There was the time Jones’s lawyer flipped off the prosecution and then had to apologize, or the time Jones confronted HuffPost journalist Sebastian Murdock by calling him an actor and a “pirate.” Or the time Jones left the courtroom to do an Infowars segment in which he suggested Heslin was doing “an act” or might be mentally disabled — during Heslin’s testimony. Throughout the trial, the case’s presiding judge, Travis County District Judge Maya Guerra Gamble, had to instruct Jones and his defense team to obey basic courtroom rules, such as arriving to court on time and, in particular, no gum-chewing. At one point, Jones showed up wearing a piece of tape over his mouth in an apparent attempt to protest the First Amendment.

Then there was the moment the plaintiffs showed a video of an Infowars segment in which Jones depicted Gamble as “working with pedophiles,” before showing her image, superimposed on a statue of blind justice, being set on fire.

“It’s Lady Liberty ... not [an image] of the judge,” Jones protested. “The judge is consuming freedom.” Bankston retorted that he hoped “some of your viewers are able to make that distinction.”

Throughout the trial, the defense, plaintiffs, and even jurors have tried to break through Jones’s paranoid antics to find some common, grounding humanity. The most prominent of these moments came on Tuesday, when Scarlett Lewis delivered moving testimony about the impact Jones’s actions had not just on the lives of the families but on the notion of truth itself. “Truth — truth is so vital to our world. Truth is what we base our reality on, and we have to agree on that to have a civil society,” Lewis told Jones. “When you say those things, there’s a fringe of society that believe you that are actually dangerous.”

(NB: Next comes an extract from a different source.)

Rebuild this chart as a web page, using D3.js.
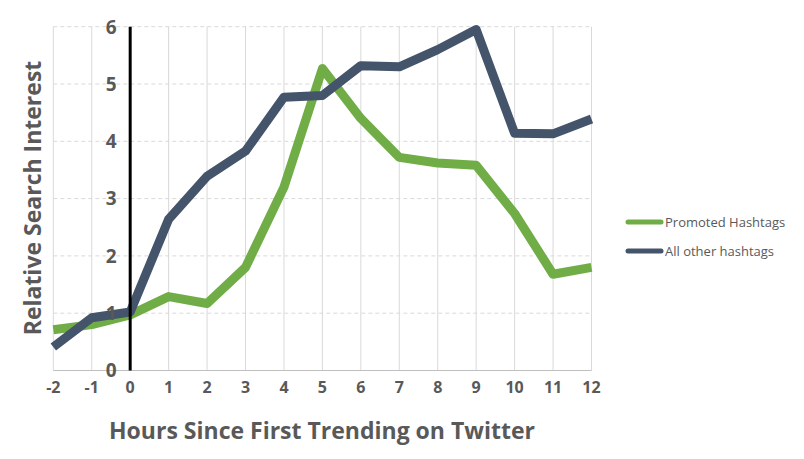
<!DOCTYPE html>
<html><head><meta charset="utf-8">
<script src="https://cdn.jsdelivr.net/npm/d3@7"></script>
<style>body{margin:0;background:#fff}svg{display:block}</style>
</head><body><svg id="c" width="804" height="459"></svg>
<script>
const hours = [-2,-1,0,1,2,3,4,5,6,7,8,9,10,11,12];
const promoted = [0.71,0.8,0.97,1.29,1.17,1.8,3.2,5.27,4.4,3.72,3.62,3.58,2.74,1.68,1.8];
const allOther = [0.41,0.92,1.02,2.64,3.39,3.83,4.77,4.8,5.32,5.3,5.6,5.95,4.14,4.13,4.39];
const yTicks = [0,1,2,3,4,5,6];
const seriesNames = ["Promoted Hashtags","All other hashtags"];
const colors = ["#70AD47","#44546A"];

const svg = d3.select("#c");
const x = d3.scaleLinear().domain([-2,12]).range([53.3,591.5]);
const y = d3.scaleLinear().domain([0,6]).range([370.5,26.7]);
const font = "'Open Sans', 'Noto Sans', sans-serif";

// vertical grid
svg.append("g").selectAll("line").data(hours).join("line")
  .attr("x1",d=>x(d)).attr("x2",d=>x(d)).attr("y1",y(6)).attr("y2",y(0))
  .attr("stroke","#d9d9d9").attr("stroke-width",1);
// horizontal dashed grid
svg.append("g").selectAll("line").data(yTicks.filter(d=>d>0)).join("line")
  .attr("x1",x(-2)).attr("x2",x(12)).attr("y1",d=>y(d)).attr("y2",d=>y(d))
  .attr("stroke","#d9d9d9").attr("stroke-width",1).attr("stroke-dasharray","4,3");
// bottom axis line
svg.append("line").attr("x1",x(-2)).attr("x2",x(12)).attr("y1",y(0)).attr("y2",y(0))
  .attr("stroke","#bfbfbf").attr("stroke-width",1);

// lines
const line = d3.line().x((d,i)=>x(hours[i])).y(d=>y(d));
[promoted, allOther].forEach((s,i)=>{
  svg.append("path").datum(s).attr("d",line).attr("fill","none")
    .attr("stroke",colors[i]).attr("stroke-width",9).attr("stroke-linejoin","round");
});

// vertical axis at 0
svg.append("line").attr("x1",x(0)).attr("x2",x(0)).attr("y1",y(6)).attr("y2",y(0))
  .attr("stroke","#000").attr("stroke-width",3);

// y tick labels
svg.append("g").selectAll("text").data(yTicks).join("text")
  .attr("x",x(0)-19).attr("y",d=>y(d)).attr("dy","0.36em").attr("text-anchor","middle")
  .attr("font-family",font).attr("font-weight","bold").attr("font-size",19)
  .attr("fill","#595959").text(d=>d);
// x tick labels
svg.append("g").selectAll("text").data(hours).join("text")
  .attr("x",d=>x(d)).attr("y",387).attr("dy","0.36em").attr("text-anchor","middle")
  .attr("font-family",font).attr("font-weight","bold").attr("font-size",16)
  .attr("fill","#595959").text(d=>d);

// axis titles
svg.append("text").attr("x",322).attr("y",431).attr("dy","0.36em").attr("text-anchor","middle")
  .attr("font-family",font).attr("font-weight","bold").attr("font-size",23)
  .attr("fill","#595959").text("Hours Since First Trending on Twitter");
svg.append("text").attr("transform","translate(33,198) rotate(-90)").attr("dy","0.36em")
  .attr("text-anchor","middle").attr("font-family",font).attr("font-weight","bold")
  .attr("font-size",23).attr("fill","#595959").text("Relative Search Interest");

// legend
const lg = svg.append("g");
seriesNames.forEach((n,i)=>{
  const ly = 222 + i*29;
  lg.append("line").attr("x1",628).attr("x2",661).attr("y1",ly).attr("y2",ly)
    .attr("stroke",colors[i]).attr("stroke-width",5).attr("stroke-linecap","round");
  lg.append("text").attr("x",665).attr("y",ly).attr("dy","0.36em")
    .attr("font-family",font).attr("font-size",13).attr("fill","#595959").text(n);
});
</script></body></html>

Throughout the trial, a major theme was trying to pin Jones himself down to a functional version of reality. “You and your company want the world to believe that this judge is rigging this court proceeding to make sure that a script, a literal script, is being followed,” Bankston stated at one point. Jones argued he was making a good-faith effort to take the trial seriously, but this assertion was undermined by evidence from his ongoing Infowars updates, in which he clamored that the trial was staged and that jurors were being manipulated.

Jones has repeatedly tried to inject First Amendment issues into the proceedings as a way of defending his right to call the Sandy Hook shooting false without consequences. Because the First Amendment does nothing to protect people from the consequences of defamation, Gamble has repeatedly banned discussion of free speech. As Bankston put it, “speech is free, but lies you have to pay for.”

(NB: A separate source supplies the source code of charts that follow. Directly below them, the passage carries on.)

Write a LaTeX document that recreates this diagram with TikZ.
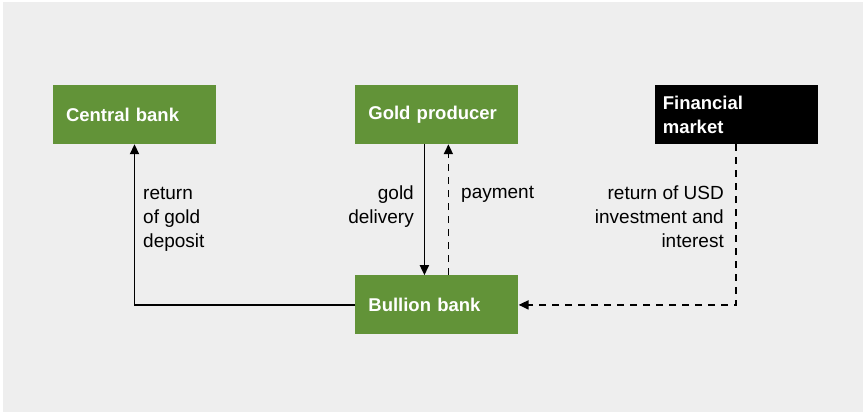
\documentclass[tikz,border=0pt]{standalone}
\usepackage{fontspec}
\setmainfont{Liberation Sans}
\usepackage{xcolor}
\usetikzlibrary{arrows.meta,positioning}

\definecolor{bggray}{HTML}{EEEEEE}
\definecolor{boxgreen}{HTML}{629338}

\begin{document}
\begin{tikzpicture}[
  x=1pt, y=-1pt,
  node distance=131pt and 139pt,
  box/.style={minimum width=163pt, minimum height=59pt, text width=137pt,
    inner sep=0pt, align=left, text=white,
    font=\bfseries\fontsize{18.5}{24}\selectfont},
  greenbox/.style={box, fill=boxgreen},
  blackbox/.style={box, fill=black, text width=147pt},
  lbl/.style={inner sep=0pt, font=\fontsize{19}{24}\selectfont},
  arr/.style={-{Triangle[length=10pt,width=9pt]}, line width=1.8pt},
  dasharr/.style={arr, dash pattern=on 7pt off 6pt}
]
  \fill[white] (0,0) rectangle (866,414);
  \fill[bggray] (3,2) rectangle (863,412);

  \node[greenbox] (central) at (134.5,114.5) {Central bank};
  \node[greenbox, right=139pt of central] (producer) {Gold producer};
  \node[blackbox, right=136pt of producer] (market) {Financial\\market};
  \node[greenbox, below=131pt of producer] (bullion) {Bullion bank};

  \draw[arr] (bullion.west) -| (central.south);
  \draw[arr] ([xshift=-12.5pt]producer.south) -- ([xshift=-12.5pt]bullion.north);
  \draw[dasharr] ([xshift=11.5pt]bullion.north) -- ([xshift=11.5pt]producer.south);
  \draw[dasharr] (market.south) |- (bullion.east);

  \node[lbl, align=left, anchor=north west] (depositlbl) at (143,187)
    {return\\of gold\\deposit};
  \node[lbl, align=right, anchor=north east] (deliverylbl) at (414,186)
    {gold\\delivery};
  \node[lbl, align=left, anchor=north west] (paymentlbl) at (461,186)
    {payment};
  \node[lbl, align=right, anchor=north east] (returnlbl) at (724,186)
    {return of USD\\investment and\\interest};
\end{tikzpicture}
\end{document}
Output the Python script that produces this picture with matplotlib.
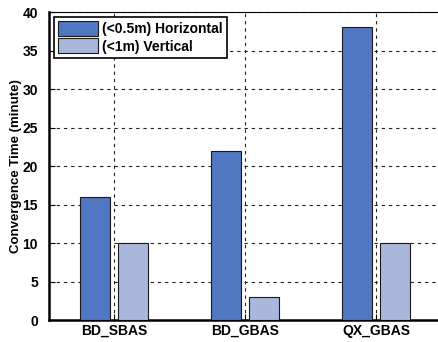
import numpy as np
import matplotlib.pyplot as plt

# Convergence time of each augmentation system, horizontal vs vertical

systems = ['BD_SBAS', 'BD_GBAS', 'QX_GBAS']
horiz = [16, 22, 38]        # (<0.5m) horizontal, minutes
vert = [10, 3, 10]          # (<1m) vertical, minutes

plt.rcParams['font.family'] = 'Liberation Sans'
plt.rcParams['font.weight'] = 'bold'

fig = plt.figure(figsize=(4.39, 3.42), dpi=100)
ax = fig.add_axes([0.1116, 0.0643, 0.8941, 0.9006])

x = np.arange(1, len(systems) + 1)
w = 0.23
ax.bar(x - 0.145, horiz, w, color='#4f77c2', edgecolor='#1a1a1a', linewidth=0.8,
       label='(<0.5m) Horizontal', zorder=3)
ax.bar(x + 0.145, vert, w, color='#a9b7dc', edgecolor='#1a1a1a', linewidth=0.8,
       label='(<1m) Vertical', zorder=3)

ax.set_xlim(0.5, 3.5)
ax.set_ylim(0, 40)
ax.set_xticks(x)
ax.set_xticklabels(systems, fontsize=10, fontweight='bold')
ax.set_yticks(np.arange(0, 41, 5))
ax.tick_params(axis='y', labelsize=10, direction='in', length=4, pad=8)
ax.tick_params(axis='x', direction='in', length=4, pad=3)
for lab in ax.get_yticklabels():
    lab.set_fontweight('bold')
ax.set_ylabel('Convergence Time (minute)', fontsize=9.5, fontweight='bold', labelpad=0)

ax.grid(True, linestyle=(0, (3, 3.5)), color='#222222', linewidth=0.8, zorder=0)
ax.set_axisbelow(True)
for s in ['left', 'bottom']:
    ax.spines[s].set_linewidth(1.8)
ax.spines['top'].set_linewidth(0.8)

leg = ax.legend(loc='upper left', fontsize=10, fancybox=False, framealpha=1,
                edgecolor='black', borderpad=0.3, handlelength=2.9, handleheight=1.3,
                handletextpad=0.3, labelspacing=0.15, borderaxespad=0.35)
leg.get_frame().set_linewidth(1.2)
for t in leg.get_texts():
    t.set_fontweight('bold')

plt.savefig('out.png', dpi=100)
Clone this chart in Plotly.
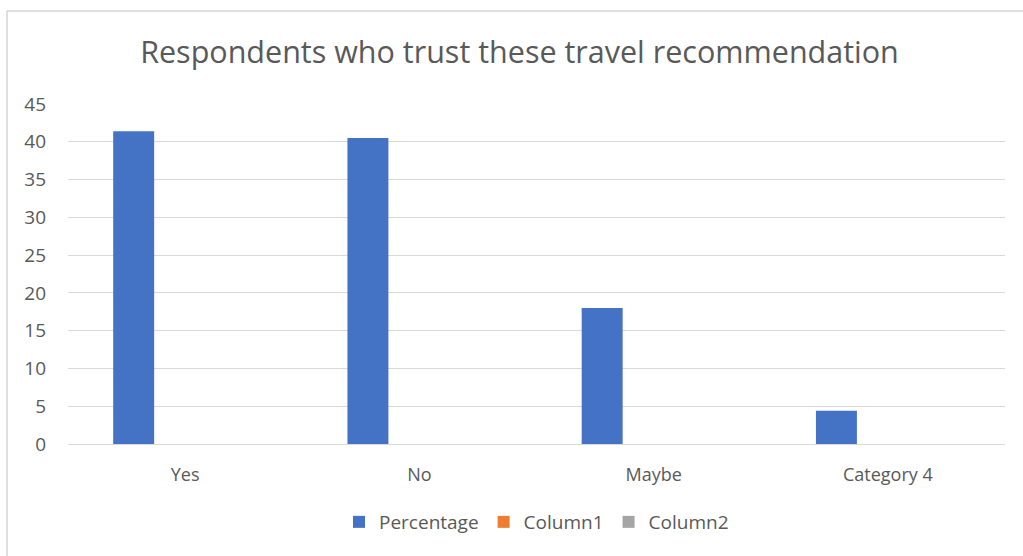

Whether the jurors are buying it, however, is anyone’s guess. One juror continually asked both Lewis and Jones questions about whether they would be willing to forgive and apologize and even work together in the future; another asked multiple questions about whether Jones would still be able to fight “the globalists” if he resolved the Sandy Hook issue. “Will you state under oath that you are not a lizard person who works for the globalists?” was one rejected juror question.

Knowing whether or not Alex Jones is a lizard person might seem like a sideshow in a sideshow trial. But it’s actually pretty central to the whole circus. Just as Lewis noted, Jones’s frequently outlandish and grandiose distortions of reality have consequences, because while many of his fans and Infowars viewers take the whole show as a tongue-in-cheek parody, others don’t. Jones’s content took off because it validated individual paranoia; that same paranoia now bonds a staggering number of Americans over increasingly elaborate theories of election hoaxes and pedophile rings. Some were even willing to storm the nation’s Capitol. Conspiracy theories flourish amid times of turbulence and chaos — and turbulent chaos is exactly the kind of thing Infowars routinely delivers.

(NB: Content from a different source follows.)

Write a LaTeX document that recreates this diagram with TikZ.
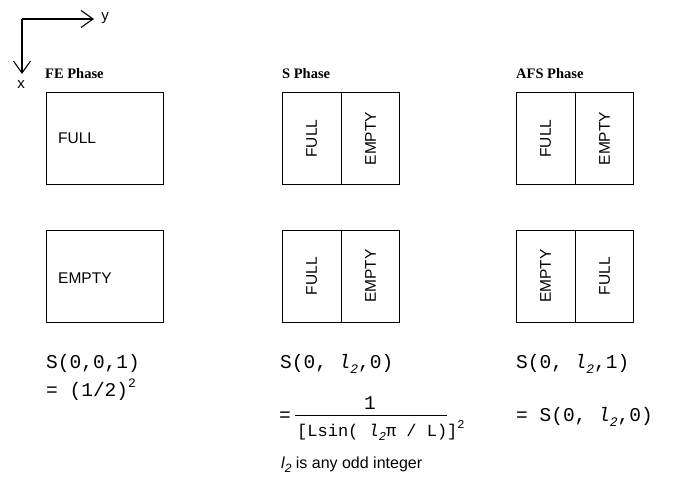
\documentclass[tikz,border=0pt]{standalone}
\usepackage{fontspec}
\setmainfont{Liberation Serif}
\newfontfamily\arialf{Liberation Sans}
\newfontfamily\courf{Liberation Mono}
\usetikzlibrary{arrows.meta,calc}

% italic l with subscript 2 in the current font
\newcommand{\elltwo}[1]{{\itshape l}\raisebox{-0.5ex}{\fontsize{#1}{#1}\selectfont\itshape 2}}

\tikzset{
  axis/.style={line width=1.1pt, -{Straight Barb[length=12pt,width=17pt,line width=1.1pt]}},
  cell/.style={draw, line width=1.2pt, minimum width=117pt, minimum height=92pt, inner sep=0pt, anchor=north west},
  divider/.style={line width=1.2pt},
  thindivider/.style={line width=0.7pt},
  phase/.style={font=\fontsize{14.5}{14.5}\selectfont\bfseries, anchor=base west, inner sep=0pt},
  lab/.style={font=\arialf\fontsize{15.5}{15.5}\selectfont, inner sep=0pt},
  axlab/.style={font=\arialf\fontsize{15}{15}\selectfont, inner sep=0pt},
  mono/.style={font=\courf\fontsize{19.5}{19.5}\selectfont, anchor=base west, inner sep=0pt},
  monosmall/.style={font=\courf\fontsize{17}{17}\selectfont, anchor=base west, inner sep=0pt},
  note/.style={font=\arialf\fontsize{16}{16}\selectfont, anchor=base west, inner sep=0pt}
}

\begin{document}
\begin{tikzpicture}[x=1pt,y=-1pt]
\useasboundingbox (0,0) rectangle (680,487);

% coordinate axes
\coordinate (o) at (22,19);
\coordinate (ytip) at (94,19);
\coordinate (xtip) at (22,74);
\draw[axis] (o) -- (ytip);
\draw[axis] (o) -- (xtip);
\node[axlab] (ylab) at (105,18) {y};
\node[axlab] (xlab) at (21,85) {x};

% phase titles
\node[phase] (fet) at (45,78) {FE Phase};
\node[phase] (st)  at (282,78) {S Phase};
\node[phase] (aft) at (516,78) {AFS Phase};

% FE phase
\node[cell] (fe1) at (46,92) {};
\node[cell] (fe2) at (46,229.5) {};
\node[lab, anchor=west] (fe1t) at (58,138) {FULL};
\node[lab, anchor=west] (fe2t) at (58,278) {EMPTY};

% S phase
\node[cell] (s1) at (282,92) {};
\node[cell] (s2) at (282,229.5) {};
\draw[divider] (s1.north) -- (s1.south);
\draw[divider] (s2.north) -- (s2.south);
\node[lab, rotate=90] (s1a) at ($(s1.west)!0.5!(s1.center)$) {FULL};
\node[lab, rotate=90] (s1b) at ($(s1.east)!0.5!(s1.center)$) {EMPTY};
\node[lab, rotate=90] (s2a) at ($(s2.west)!0.5!(s2.center)$) {FULL};
\node[lab, rotate=90] (s2b) at ($(s2.east)!0.5!(s2.center)$) {EMPTY};

% AFS phase
\node[cell] (a1) at (516,92) {};
\node[cell] (a2) at (516,229.5) {};
\draw[thindivider] (a1.north) -- (a1.south);
\draw[thindivider] (a2.north) -- (a2.south);
\node[lab, rotate=90] (a1a) at ($(a1.west)!0.5!(a1.center)$) {FULL};
\node[lab, rotate=90] (a1b) at ($(a1.east)!0.5!(a1.center)$) {EMPTY};
\node[lab, rotate=90] (a2a) at ($(a2.west)!0.5!(a2.center)$) {EMPTY};
\node[lab, rotate=90] (a2b) at ($(a2.east)!0.5!(a2.center)$) {FULL};

% structure factors
\node[mono] (sfe) at (46,368) {S(0,0,1)};
\node[mono] (sfe2) at (46,396) {= (1/2)\raisebox{0.8ex}{\fontsize{13}{13}\selectfont 2}};

\node[mono] (ss) at (280,368) {S(0, \elltwo{13},0)};
\node[mono] (seq) at (279,421) {=};
\coordinate (rl) at (295,415);
\coordinate (rr) at (447,415);
\draw[line width=0.8pt] (rl) -- (rr);
\node[mono] (snum) at (364,409) {1};
\node[monosmall] (sden) at (297,436) {[Lsin( \elltwo{12}π / L)]\raisebox{0.8ex}{\fontsize{12}{12}\selectfont 2}};
\node[note] (snote) at (281,468) {\elltwo{12} is any odd integer};

\node[mono] (sa) at (516,368) {S(0, \elltwo{13},1)};
\node[mono] (sa2) at (516,421) {= S(0, \elltwo{13},0)};
\end{tikzpicture}
\end{document}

You can argue that Infowars and Jones have each made huge contributions to the nation’s ongoing and evolving epistemic crisis — a state in which partisanship has largely divided and defined our worldviews to the point where we no longer agree upon a shared version of reality. Just as the Amber Heard-Johnny Depp defamation trial pointed toward a much larger cultural problem of unchecked zealous fandoms and online radicalization, so has the Jones defamation trial vividly illustrated how dysfunctional discourse and interaction have become when we cannot agree on even fundamental questions of reality.

In a trial that included Jones facing the jurors and assuring them that he did not think they were bad actors or part of a false flag — after the plaintiffs played clips of an Infowars segment in which he declared the jurors “do not know what planet they are on” — the only coherent truth available may be that Jones’s “truth” changes depending on context, audience, and circumstance.

On Thursday, jurors received instructions from the judge and moved to deliberations. The lessons learned from this trial may prove instructive for the other two trials still to come; they may even, depending on the jurors’ findings, significantly impact Jones’s finances and the ability of Infowars to continue its misinformation-peddling. Even if the Sandy Hook trials finally topple the Infowars empire, however, the decades he’s spent mainstreaming the paranoid fringe have already done their work.